## Begin AVAILABLE RECORDS
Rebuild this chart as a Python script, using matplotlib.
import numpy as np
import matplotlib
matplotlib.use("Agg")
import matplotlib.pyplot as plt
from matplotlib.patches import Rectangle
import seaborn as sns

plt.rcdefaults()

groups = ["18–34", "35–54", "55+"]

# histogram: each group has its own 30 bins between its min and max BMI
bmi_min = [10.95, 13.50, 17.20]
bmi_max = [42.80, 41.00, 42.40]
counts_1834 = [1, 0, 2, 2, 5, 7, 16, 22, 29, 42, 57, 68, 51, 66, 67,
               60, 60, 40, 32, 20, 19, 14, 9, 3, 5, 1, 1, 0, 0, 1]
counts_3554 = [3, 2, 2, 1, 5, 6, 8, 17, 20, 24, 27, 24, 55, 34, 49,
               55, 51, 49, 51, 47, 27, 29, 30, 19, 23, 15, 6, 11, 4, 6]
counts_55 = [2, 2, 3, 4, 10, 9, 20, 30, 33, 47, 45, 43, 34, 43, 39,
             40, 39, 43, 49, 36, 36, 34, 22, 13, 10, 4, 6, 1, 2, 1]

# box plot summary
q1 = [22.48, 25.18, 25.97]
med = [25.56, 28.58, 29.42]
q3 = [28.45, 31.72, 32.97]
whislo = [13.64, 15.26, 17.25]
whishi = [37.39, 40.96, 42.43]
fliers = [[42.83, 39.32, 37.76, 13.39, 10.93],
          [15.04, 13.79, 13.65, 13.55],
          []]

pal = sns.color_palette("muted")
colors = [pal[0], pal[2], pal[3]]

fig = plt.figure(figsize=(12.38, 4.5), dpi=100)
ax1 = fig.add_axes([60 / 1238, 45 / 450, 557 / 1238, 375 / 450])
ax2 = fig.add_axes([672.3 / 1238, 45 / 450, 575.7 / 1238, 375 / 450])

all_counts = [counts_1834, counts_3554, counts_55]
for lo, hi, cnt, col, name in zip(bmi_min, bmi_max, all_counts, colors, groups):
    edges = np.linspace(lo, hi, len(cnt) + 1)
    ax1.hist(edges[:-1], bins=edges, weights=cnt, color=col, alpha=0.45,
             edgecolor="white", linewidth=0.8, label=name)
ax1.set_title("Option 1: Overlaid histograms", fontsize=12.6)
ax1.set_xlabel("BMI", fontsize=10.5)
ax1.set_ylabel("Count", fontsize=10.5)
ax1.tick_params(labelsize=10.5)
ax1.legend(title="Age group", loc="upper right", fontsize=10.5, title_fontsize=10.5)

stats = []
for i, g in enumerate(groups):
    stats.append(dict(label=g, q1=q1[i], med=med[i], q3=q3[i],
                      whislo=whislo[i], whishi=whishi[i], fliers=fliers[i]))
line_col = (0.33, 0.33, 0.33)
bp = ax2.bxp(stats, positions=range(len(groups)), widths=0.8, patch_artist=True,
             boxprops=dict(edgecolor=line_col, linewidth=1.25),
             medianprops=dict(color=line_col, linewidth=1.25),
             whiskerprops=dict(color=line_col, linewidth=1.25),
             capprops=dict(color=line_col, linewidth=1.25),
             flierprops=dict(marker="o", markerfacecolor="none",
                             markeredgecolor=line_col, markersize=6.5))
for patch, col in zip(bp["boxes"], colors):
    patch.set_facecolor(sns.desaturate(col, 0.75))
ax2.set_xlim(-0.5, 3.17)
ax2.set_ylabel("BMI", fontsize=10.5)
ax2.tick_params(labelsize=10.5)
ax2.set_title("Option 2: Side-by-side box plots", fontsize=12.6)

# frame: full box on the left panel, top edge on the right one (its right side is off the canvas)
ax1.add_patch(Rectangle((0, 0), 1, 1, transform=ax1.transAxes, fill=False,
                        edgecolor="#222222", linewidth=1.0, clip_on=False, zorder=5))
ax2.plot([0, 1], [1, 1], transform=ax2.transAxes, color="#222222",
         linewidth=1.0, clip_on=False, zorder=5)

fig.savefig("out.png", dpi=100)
## End AVAILABLE RECORDS
## Begin AVAILABLE RECORDS
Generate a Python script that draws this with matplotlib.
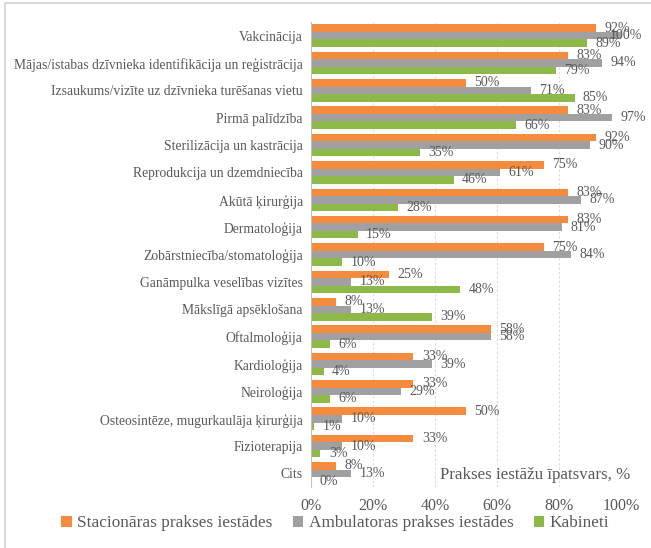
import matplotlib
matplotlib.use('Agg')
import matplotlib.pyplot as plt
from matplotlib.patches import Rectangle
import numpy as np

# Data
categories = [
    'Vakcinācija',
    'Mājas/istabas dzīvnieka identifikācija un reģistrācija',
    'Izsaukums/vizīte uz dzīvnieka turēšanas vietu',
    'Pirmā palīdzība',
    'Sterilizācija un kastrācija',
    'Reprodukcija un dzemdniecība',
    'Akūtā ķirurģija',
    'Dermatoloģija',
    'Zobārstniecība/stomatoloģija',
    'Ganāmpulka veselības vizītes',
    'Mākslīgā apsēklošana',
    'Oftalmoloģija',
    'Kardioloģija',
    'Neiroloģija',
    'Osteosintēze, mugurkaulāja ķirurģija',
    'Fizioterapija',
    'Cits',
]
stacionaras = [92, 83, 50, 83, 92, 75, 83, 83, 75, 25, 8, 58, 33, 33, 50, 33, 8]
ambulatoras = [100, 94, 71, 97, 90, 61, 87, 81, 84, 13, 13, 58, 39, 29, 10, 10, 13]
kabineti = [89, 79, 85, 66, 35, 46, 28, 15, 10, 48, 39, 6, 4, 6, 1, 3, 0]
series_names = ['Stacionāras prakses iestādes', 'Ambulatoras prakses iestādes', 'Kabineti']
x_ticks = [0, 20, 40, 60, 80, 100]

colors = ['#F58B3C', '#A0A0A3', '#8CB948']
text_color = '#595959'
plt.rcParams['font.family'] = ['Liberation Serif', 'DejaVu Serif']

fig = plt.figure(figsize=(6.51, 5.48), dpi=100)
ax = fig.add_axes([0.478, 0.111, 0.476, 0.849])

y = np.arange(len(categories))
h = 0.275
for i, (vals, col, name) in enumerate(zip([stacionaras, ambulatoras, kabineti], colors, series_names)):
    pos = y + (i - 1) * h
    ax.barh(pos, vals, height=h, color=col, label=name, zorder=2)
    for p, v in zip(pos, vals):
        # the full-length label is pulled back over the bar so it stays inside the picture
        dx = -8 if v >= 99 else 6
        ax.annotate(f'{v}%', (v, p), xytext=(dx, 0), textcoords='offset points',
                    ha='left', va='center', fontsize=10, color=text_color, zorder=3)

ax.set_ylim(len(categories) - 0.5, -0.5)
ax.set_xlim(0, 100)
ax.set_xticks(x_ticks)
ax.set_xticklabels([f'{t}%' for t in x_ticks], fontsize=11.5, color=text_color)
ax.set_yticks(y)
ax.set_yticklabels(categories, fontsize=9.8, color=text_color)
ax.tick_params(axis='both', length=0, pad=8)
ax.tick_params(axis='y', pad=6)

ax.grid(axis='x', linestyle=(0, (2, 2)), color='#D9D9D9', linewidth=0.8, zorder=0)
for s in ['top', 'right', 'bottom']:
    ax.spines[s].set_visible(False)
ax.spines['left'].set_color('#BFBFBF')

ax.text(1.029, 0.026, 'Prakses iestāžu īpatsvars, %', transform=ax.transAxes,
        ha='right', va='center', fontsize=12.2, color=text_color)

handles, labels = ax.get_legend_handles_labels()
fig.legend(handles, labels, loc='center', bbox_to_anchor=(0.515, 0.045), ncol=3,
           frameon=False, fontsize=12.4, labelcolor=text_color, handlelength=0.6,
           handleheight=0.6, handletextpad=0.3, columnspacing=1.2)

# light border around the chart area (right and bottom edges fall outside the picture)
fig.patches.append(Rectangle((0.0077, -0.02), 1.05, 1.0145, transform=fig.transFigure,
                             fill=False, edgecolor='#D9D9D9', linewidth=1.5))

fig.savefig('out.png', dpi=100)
## End AVAILABLE RECORDS
WHAT TO DO - Output exactly the lines from the one containing "Generate a Python" through the one containing "ha='left', va='center', fontsize=10, color=text_color, zorder=3)", both included, and nothing else; leave out any pictures.

TASK RESULT -
Generate a Python script that draws this with matplotlib.
import matplotlib
matplotlib.use('Agg')
import matplotlib.pyplot as plt
from matplotlib.patches import Rectangle
import numpy as np

# Data
categories = [
    'Vakcinācija',
    'Mājas/istabas dzīvnieka identifikācija un reģistrācija',
    'Izsaukums/vizīte uz dzīvnieka turēšanas vietu',
    'Pirmā palīdzība',
    'Sterilizācija un kastrācija',
    'Reprodukcija un dzemdniecība',
    'Akūtā ķirurģija',
    'Dermatoloģija',
    'Zobārstniecība/stomatoloģija',
    'Ganāmpulka veselības vizītes',
    'Mākslīgā apsēklošana',
    'Oftalmoloģija',
    'Kardioloģija',
    'Neiroloģija',
    'Osteosintēze, mugurkaulāja ķirurģija',
    'Fizioterapija',
    'Cits',
]
stacionaras = [92, 83, 50, 83, 92, 75, 83, 83, 75, 25, 8, 58, 33, 33, 50, 33, 8]
ambulatoras = [100, 94, 71, 97, 90, 61, 87, 81, 84, 13, 13, 58, 39, 29, 10, 10, 13]
kabineti = [89, 79, 85, 66, 35, 46, 28, 15, 10, 48, 39, 6, 4, 6, 1, 3, 0]
series_names = ['Stacionāras prakses iestādes', 'Ambulatoras prakses iestādes', 'Kabineti']
x_ticks = [0, 20, 40, 60, 80, 100]

colors = ['#F58B3C', '#A0A0A3', '#8CB948']
text_color = '#595959'
plt.rcParams['font.family'] = ['Liberation Serif', 'DejaVu Serif']

fig = plt.figure(figsize=(6.51, 5.48), dpi=100)
ax = fig.add_axes([0.478, 0.111, 0.476, 0.849])

y = np.arange(len(categories))
h = 0.275
for i, (vals, col, name) in enumerate(zip([stacionaras, ambulatoras, kabineti], colors, series_names)):
    pos = y + (i - 1) * h
    ax.barh(pos, vals, height=h, color=col, label=name, zorder=2)
    for p, v in zip(pos, vals):
        # the full-length label is pulled back over the bar so it stays inside the picture
        dx = -8 if v >= 99 else 6
        ax.annotate(f'{v}%', (v, p), xytext=(dx, 0), textcoords='offset points',
                    ha='left', va='center', fontsize=10, color=text_color, zorder=3)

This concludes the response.